Seitan and Root Vegetable Stew
A killer main course that will satisfy everybody's tastes...from omnivore to carnivore to herbivore.
1 pound seitan, cut into bite-size pieces
2 yellow onions, thick wedges
2 carrots, large irregular chunks
2 parsnips, large irregular chunks
2 cups 1-inch cubes winter squash (buttercup is best)
1/4 cup mirin or white wine
spring or filtered water
2 small handfuls green beans, tips trimmed, left whole
1-2 tablespoons kuzu, dissolved in small amount cold water
small handful fresh parsley, finely minced, for garnish
Heat about 2 inches oil in a deep sauce pan, over medium heat. While the oil heats, combine cornmeal with a generous pinch of salt and cut the seitan. Dredge the seitan in cornmeal. When the oil is hot, fry the seitan until it is golden and crispy. Drain on paper and set aside while preparing the vegetables.

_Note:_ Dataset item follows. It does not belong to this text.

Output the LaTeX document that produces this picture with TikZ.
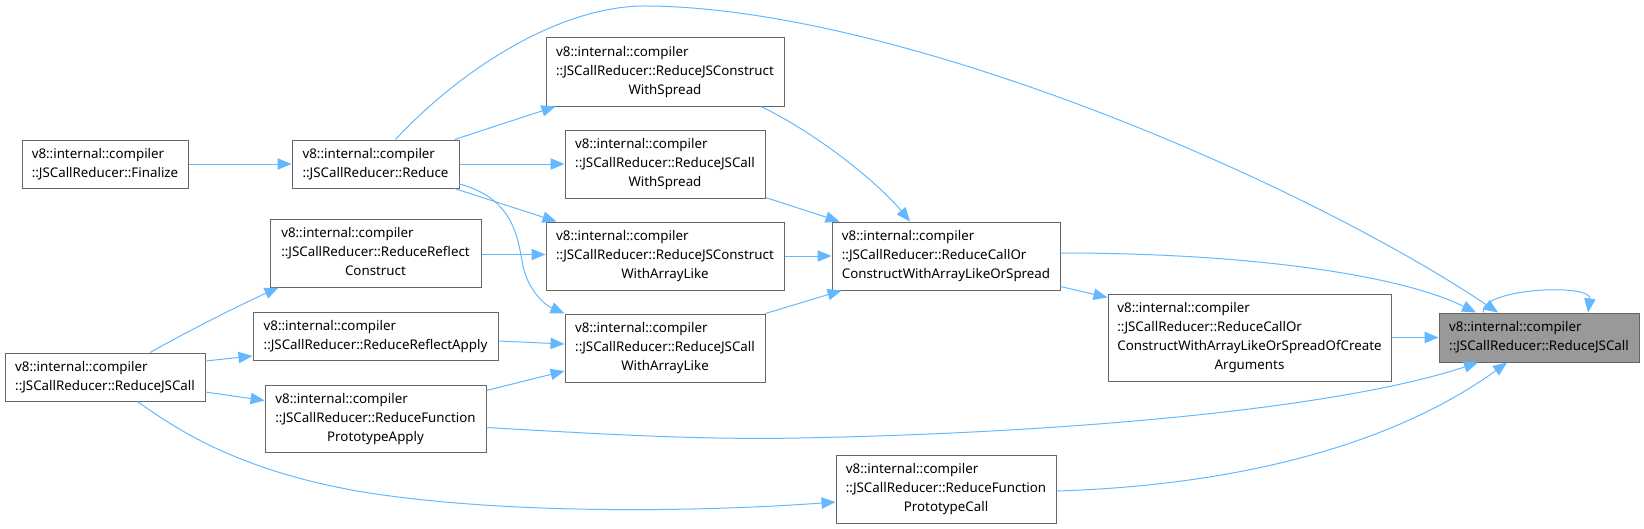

In a heavy pot (I prefer clay, if possible), layer the onion, carrot and parsnips. Add a generous pinch of salt and about a cup of water. Cover and bring to a boil over medium heat. Reduce heat to low and cook until the parsnips are just tender, not soft. Add squash, mirin, more water, if needed and another generous pinch of salt. Cover and cook until squash is tender. Add the fried seitan, but do not stir. Add green beans, season to taste with salt, cover and cook until the green beans are bright green and tender. Dissolve kuzu in a small amount of cold water, stir in and continue to stir gently until the kuzu thickens and clears, forming a shiny glaze over the stew. (The amount of kuzu needed will depend on the amount of liquid left in the stew--more liquid, more kuzu; less liquid, less kuzu.)
If cooking in a clay pot, the stew can go from stove top to table. Simply stir in some parsley. If cooked in a heavy pot, transfer stew to a serving bowl and garnish with parsley. Makes 5-6 servings.
Note: Heat the oil over medium-low heat to insure it is hot through and through. You know the oil is ready when patterns appear on the bottom of the pan or if you submerge chopsticks in the oil, bubbles gather. The seitan can be fried the morning of the party and chilled. The stew is best if made an hour before dinner and served freshly cooked.